Home(less) schooling

Housing report sheds light on the homelessness crisis among JCPS students

For Monica Robinson, the past six months have been a juggling act. Earlier this year she lost her job and was kicked out of her boyfriend’s apartment. Before long she was spending her nights at the Salvation Army.

Currently living at Wayside Christian Mission’s downtown family shelter with her two daughters, Bridgette, 15, and Alyssa, 8, she says she has struggled to hold a minimum-wage job while searching for a new place to live. As the end of summer approached and her girls prepared to go back to school, she worried about how she would buy supplies and clothes with so little money to spare.

Sitting inside the Wayside cafeteria during dinnertime along with several other families, Robinson says although it was embarrassing at first being homeless, Wayside has made them feel like family, helping her daughters by providing uniforms and school supplies.

“Just because you’re homeless doesn’t mean you’re a bad person or a drug addict or you don’t want to work,” she says. “You could be in a bad relationship or laid off. And it’s been more difficult for my daughters. They don’t deserve this, really.”

Robinson’s daughters are among thousands of Jefferson County Public Schools students who are homeless. It is a growing trend, according to a recent report issued by the Metropolitan Housing Coalition.

Since 2004, JCPS has seen a significant rise in its homeless student population, which the Housing Coalition report suggests has inflated by 50 percent to include more than 8,500 students in the district. That increase in homeless students is likely due to a continued lack of affordable housing, compounded by the recent recession, as well as the fact that the school district is doing a better job tracking how many students are living on the streets or in shelters. The report shows that almost 9 percent of all JCPS students had no permanent residence at some time during the last school year.
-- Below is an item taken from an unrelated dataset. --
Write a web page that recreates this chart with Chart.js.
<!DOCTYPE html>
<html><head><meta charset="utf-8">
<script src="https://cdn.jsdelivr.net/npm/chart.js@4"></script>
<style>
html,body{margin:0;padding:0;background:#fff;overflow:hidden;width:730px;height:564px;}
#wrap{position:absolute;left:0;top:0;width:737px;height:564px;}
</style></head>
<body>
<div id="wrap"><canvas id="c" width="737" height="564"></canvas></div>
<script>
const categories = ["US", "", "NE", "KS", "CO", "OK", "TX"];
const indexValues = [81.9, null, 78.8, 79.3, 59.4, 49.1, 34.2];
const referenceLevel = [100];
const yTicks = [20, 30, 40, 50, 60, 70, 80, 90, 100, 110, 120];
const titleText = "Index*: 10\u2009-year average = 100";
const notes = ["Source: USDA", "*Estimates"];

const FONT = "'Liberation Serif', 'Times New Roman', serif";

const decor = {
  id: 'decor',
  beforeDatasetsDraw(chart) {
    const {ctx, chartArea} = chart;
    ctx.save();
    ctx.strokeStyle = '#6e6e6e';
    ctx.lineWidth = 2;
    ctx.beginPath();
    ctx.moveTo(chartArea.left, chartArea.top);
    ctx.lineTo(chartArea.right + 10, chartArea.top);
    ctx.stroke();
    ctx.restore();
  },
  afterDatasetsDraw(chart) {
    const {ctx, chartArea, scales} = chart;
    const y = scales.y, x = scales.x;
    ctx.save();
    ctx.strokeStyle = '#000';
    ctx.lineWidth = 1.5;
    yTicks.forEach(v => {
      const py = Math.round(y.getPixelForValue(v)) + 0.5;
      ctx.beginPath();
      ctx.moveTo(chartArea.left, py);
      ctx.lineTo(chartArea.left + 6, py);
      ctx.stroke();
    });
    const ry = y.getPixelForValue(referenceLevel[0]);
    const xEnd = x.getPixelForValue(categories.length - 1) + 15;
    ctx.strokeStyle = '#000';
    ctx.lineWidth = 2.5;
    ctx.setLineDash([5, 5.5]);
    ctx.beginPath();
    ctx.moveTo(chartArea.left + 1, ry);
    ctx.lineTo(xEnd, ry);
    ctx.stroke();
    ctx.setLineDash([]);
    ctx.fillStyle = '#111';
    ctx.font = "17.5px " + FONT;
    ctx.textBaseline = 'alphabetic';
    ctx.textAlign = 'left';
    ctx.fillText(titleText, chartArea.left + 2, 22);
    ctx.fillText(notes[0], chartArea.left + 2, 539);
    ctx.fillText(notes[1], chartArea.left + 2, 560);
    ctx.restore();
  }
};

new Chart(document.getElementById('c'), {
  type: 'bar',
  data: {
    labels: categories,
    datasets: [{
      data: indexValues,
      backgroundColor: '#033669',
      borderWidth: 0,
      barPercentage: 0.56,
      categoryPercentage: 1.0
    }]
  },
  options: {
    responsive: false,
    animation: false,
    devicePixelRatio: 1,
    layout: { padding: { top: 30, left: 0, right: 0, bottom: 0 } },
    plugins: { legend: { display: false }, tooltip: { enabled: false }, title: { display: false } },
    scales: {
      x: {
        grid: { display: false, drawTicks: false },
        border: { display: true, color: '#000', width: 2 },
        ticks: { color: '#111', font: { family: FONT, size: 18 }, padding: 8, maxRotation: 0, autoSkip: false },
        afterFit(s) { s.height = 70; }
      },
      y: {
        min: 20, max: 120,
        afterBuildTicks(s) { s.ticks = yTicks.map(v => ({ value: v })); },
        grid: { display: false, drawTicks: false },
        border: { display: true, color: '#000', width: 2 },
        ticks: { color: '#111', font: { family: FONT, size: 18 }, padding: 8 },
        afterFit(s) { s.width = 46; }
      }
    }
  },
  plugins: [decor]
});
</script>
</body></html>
In the wake of those findings, local educators and advocates are demanding more affordable housing as a way to remedy this trend in the school system.

Leading that chorus, Cathy Hinko, executive director of the Metropolitan Housing Coalition, which compiled the report, says the numbers were staggering but all too predictable given the growing gap between wages and cost of living.

For the past three years housing advocates had hoped a city bill passed by the Metro Council establishing an affordable housing trust fund in 2006 would address that widening gap. Instead, the funding has remained untouched, languishing in Metro government due to a series of unrelated scandals plaguing the housing department. Housing advocates say they will propose an amendment to the original bill later this month to transfer operation of the fund from Metro government to a nonprofit agency.

Hinko says the fund was supposed to be a safety net that could have potentially prevented more children from becoming homeless, which appears to have an academic consequence as well.

The Housing Coalition study shows that reading scores for homeless students significantly lag behind those of other JCPS students. Among third-graders, for instance, only 37 percent of homeless students are reading at a proficient level compared with 67 percent for their entire class. The report shows one-third of the homeless students in JCPS are in elementary school.

“It’s what the numbers mean for our future that concerns me too,” Hinko says. “If 9 percent of our students in one year were homeless and it’s affecting achievement, then what about all our local goals for education? What about all our local goals for having a workforce ready for the 21st century?”

In 1996, JCPS launched its Homeless Education program to minimize the challenges associated with being a homeless student. The program gives families referrals to health and social-service providers, and offers free supplies and clothing.

“If they’re living in a shelter, the biggest challenges are transportation and the normal things other students take for granted,” says Janice Spicer, a teacher with the district’s program who works in its crisis center, located at Wayside. “Moving from school to school and shelter to shelter, it disrupts the learning process. Once they’re in a shelter or more stable place, the more services we can provide.”

The crisis center works with area shelters to provide immediate access to families with information on how to register for school, bus routes and tutoring options. It is often the first point of contact between homeless families and the school district.

This year, the U.S. Department of Housing and Urban Development expanded its definition of homeless students to include more than just children who are living on the streets or in shelters. Now, a child can be considered homeless if his or her family is temporarily residing with friends or family.

According to the Metropolitan Housing Commission report, nearly half of the homeless students in the city’s school district were living “doubled up” with friends or relatives, oftentimes in overcrowded conditions. Housing advocates call it “couch surfing” and say it mainly affects families at the recession’s edge, living from paycheck to paycheck, who worry about housing on a weekly basis.

Though the district has done a better job in recent years of identifying homeless children, Spicer says, the numbers are likely even higher than what the report shows.

Previous disputes over the definitions of homelessness created a data hole that for years left those children unaccounted for. The community needs to recognize working poor families who are living nomadically, says Khalilah Collins, executive director of Women in Transition, a group that deals with economic justice.

“You may have a roof over your head but it’s not yours,” says Collins. “It is stressful as hell to get kids ready for school by itself, but then to wonder if you will have a place to stay in two weeks, it compounds that problem. And the children are stressed as well. I mean, kids know what the hell is going on.”